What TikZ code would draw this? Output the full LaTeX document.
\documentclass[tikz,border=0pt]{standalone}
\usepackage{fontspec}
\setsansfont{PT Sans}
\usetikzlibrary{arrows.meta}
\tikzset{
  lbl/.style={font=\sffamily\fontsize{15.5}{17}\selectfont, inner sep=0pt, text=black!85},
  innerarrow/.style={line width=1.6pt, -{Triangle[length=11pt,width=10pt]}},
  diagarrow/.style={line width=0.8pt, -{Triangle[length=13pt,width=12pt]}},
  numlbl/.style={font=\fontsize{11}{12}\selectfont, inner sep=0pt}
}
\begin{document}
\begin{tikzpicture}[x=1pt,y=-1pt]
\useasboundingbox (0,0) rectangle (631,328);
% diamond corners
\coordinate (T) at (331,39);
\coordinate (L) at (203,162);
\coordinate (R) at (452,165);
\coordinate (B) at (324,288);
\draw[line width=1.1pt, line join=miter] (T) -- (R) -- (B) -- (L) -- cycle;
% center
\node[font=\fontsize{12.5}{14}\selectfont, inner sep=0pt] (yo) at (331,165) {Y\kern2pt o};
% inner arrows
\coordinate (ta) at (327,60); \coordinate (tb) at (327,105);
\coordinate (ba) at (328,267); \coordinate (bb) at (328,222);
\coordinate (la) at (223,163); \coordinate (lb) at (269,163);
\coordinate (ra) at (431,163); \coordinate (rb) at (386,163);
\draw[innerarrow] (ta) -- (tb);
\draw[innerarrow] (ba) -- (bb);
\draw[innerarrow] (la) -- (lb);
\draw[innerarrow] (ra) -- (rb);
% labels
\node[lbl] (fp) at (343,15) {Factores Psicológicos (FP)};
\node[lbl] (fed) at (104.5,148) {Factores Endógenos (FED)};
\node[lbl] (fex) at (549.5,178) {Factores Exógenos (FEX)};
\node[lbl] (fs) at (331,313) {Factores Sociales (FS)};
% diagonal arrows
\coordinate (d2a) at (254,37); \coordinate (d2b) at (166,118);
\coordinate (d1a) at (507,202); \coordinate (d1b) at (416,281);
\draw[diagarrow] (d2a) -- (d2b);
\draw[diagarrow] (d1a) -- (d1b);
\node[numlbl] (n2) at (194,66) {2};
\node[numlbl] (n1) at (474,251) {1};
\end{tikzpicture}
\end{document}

WHAT THIS TASK INVOLVES =
All of the material above needs to be retyped word for word.

EXERCISE OUTPUT =
What TikZ code would draw this? Output the full LaTeX document.
\documentclass[tikz,border=0pt]{standalone}
\usepackage{fontspec}
\setsansfont{PT Sans}
\usetikzlibrary{arrows.meta}
\tikzset{
  lbl/.style={font=\sffamily\fontsize{15.5}{17}\selectfont, inner sep=0pt, text=black!85},
  innerarrow/.style={line width=1.6pt, -{Triangle[length=11pt,width=10pt]}},
  diagarrow/.style={line width=0.8pt, -{Triangle[length=13pt,width=12pt]}},
  numlbl/.style={font=\fontsize{11}{12}\selectfont, inner sep=0pt}
}
\begin{document}
\begin{tikzpicture}[x=1pt,y=-1pt]
\useasboundingbox (0,0) rectangle (631,328);
% diamond corners
\coordinate (T) at (331,39);
\coordinate (L) at (203,162);
\coordinate (R) at (452,165);
\coordinate (B) at (324,288);
\draw[line width=1.1pt, line join=miter] (T) -- (R) -- (B) -- (L) -- cycle;
% center
\node[font=\fontsize{12.5}{14}\selectfont, inner sep=0pt] (yo) at (331,165) {Y\kern2pt o};
% inner arrows
\coordinate (ta) at (327,60); \coordinate (tb) at (327,105);
\coordinate (ba) at (328,267); \coordinate (bb) at (328,222);
\coordinate (la) at (223,163); \coordinate (lb) at (269,163);
\coordinate (ra) at (431,163); \coordinate (rb) at (386,163);
\draw[innerarrow] (ta) -- (tb);
\draw[innerarrow] (ba) -- (bb);
\draw[innerarrow] (la) -- (lb);
\draw[innerarrow] (ra) -- (rb);
% labels
\node[lbl] (fp) at (343,15) {Factores Psicológicos (FP)};
\node[lbl] (fed) at (104.5,148) {Factores Endógenos (FED)};
\node[lbl] (fex) at (549.5,178) {Factores Exógenos (FEX)};
\node[lbl] (fs) at (331,313) {Factores Sociales (FS)};
% diagonal arrows
\coordinate (d2a) at (254,37); \coordinate (d2b) at (166,118);
\coordinate (d1a) at (507,202); \coordinate (d1b) at (416,281);
\draw[diagarrow] (d2a) -- (d2b);
\draw[diagarrow] (d1a) -- (d1b);
\node[numlbl] (n2) at (194,66) {2};
\node[numlbl] (n1) at (474,251) {1};
\end{tikzpicture}
\end{document}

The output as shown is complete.